» DATA FOR THIS EXERCISE:

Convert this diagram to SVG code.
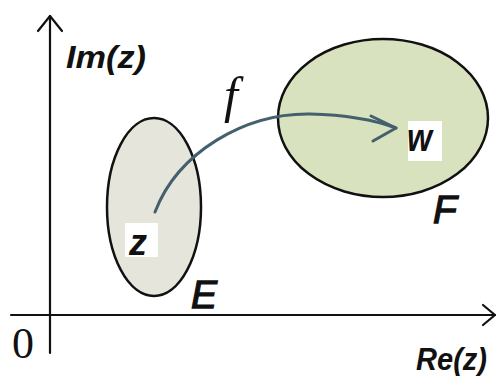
<svg xmlns="http://www.w3.org/2000/svg" width="497" height="376" viewBox="0 0 497 376">
<style>
.axis{stroke:#111;stroke-width:2.2;fill:none;stroke-linecap:round;stroke-linejoin:round}
.set{stroke:#111;stroke-width:2.5}
.lbl{font-family:"Liberation Sans",Arial,sans-serif;font-style:italic;font-weight:bold;fill:#111}
.big{font-family:"Liberation Sans",Arial,sans-serif;font-style:italic;font-weight:normal;fill:#111;stroke:#111;stroke-width:1.3}
.ser{font-family:"Liberation Serif","Times New Roman",serif;fill:#111}
.map{stroke:#44606f;stroke-width:3;fill:none;stroke-linecap:round;stroke-linejoin:round}
</style>
<rect width="497" height="376" fill="#fff"/>
<g id="axes">
  <path class="axis" d="M50,16 V353"/>
  <path class="axis" d="M38,31 L50,16 L62,31"/>
  <path class="axis" d="M11,315 H495"/>
  <path class="axis" d="M483,305 L495,315 L483,325"/>
  <text class="lbl" x="66" y="68" font-size="31" textLength="80" lengthAdjust="spacingAndGlyphs">Im(z)</text>
  <text class="lbl" x="416" y="370" font-size="32" textLength="71" lengthAdjust="spacingAndGlyphs">Re(z)</text>
  <text class="ser" x="12" y="358" font-size="44">0</text>
</g>
<g id="E">
  <ellipse class="set" cx="154" cy="207" rx="47" ry="89" fill="#e6e5dc"/>
  <rect x="125" y="223" width="33" height="34" fill="#fff"/>
  <text class="lbl" x="129" y="255" font-size="36">z</text>
  <text class="big" x="191" y="308" font-size="39">E</text>
</g>
<g id="F">
  <ellipse class="set" cx="383" cy="118" rx="105" ry="79" fill="#d9e2bf"/>
  <rect x="408" y="121" width="34" height="40" fill="#fff"/>
  <text class="lbl" x="407" y="151" font-size="38" textLength="25" lengthAdjust="spacingAndGlyphs">w</text>
  <text class="big" x="433" y="223" font-size="39">F</text>
</g>
<g id="connectors">
  <path class="map" d="M155,212 C178,152 245,113 310,114 C350,115 380,122 396,128"/>
  <path class="map" d="M371,116 L396,128 L373,141"/>
  <text class="ser" x="224" y="112" font-size="50" font-style="italic">f</text>
</g>
</svg>
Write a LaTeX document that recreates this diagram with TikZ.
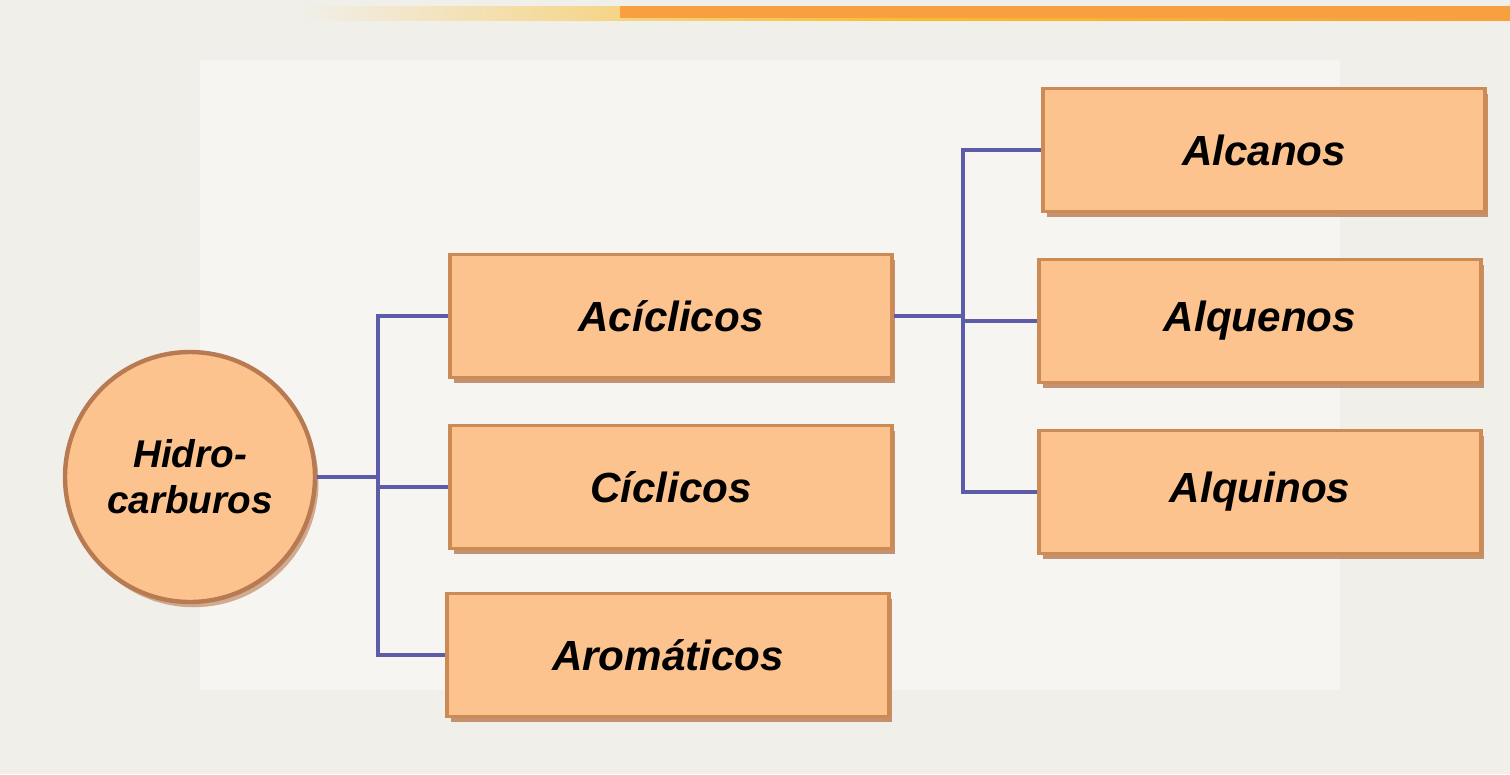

» TASK TO CARRY OUT: Return each line among the entries that holds the word "diagram".

» EXPECTED ANSWER:
Convert this diagram to SVG code.
Write a LaTeX document that recreates this diagram with TikZ.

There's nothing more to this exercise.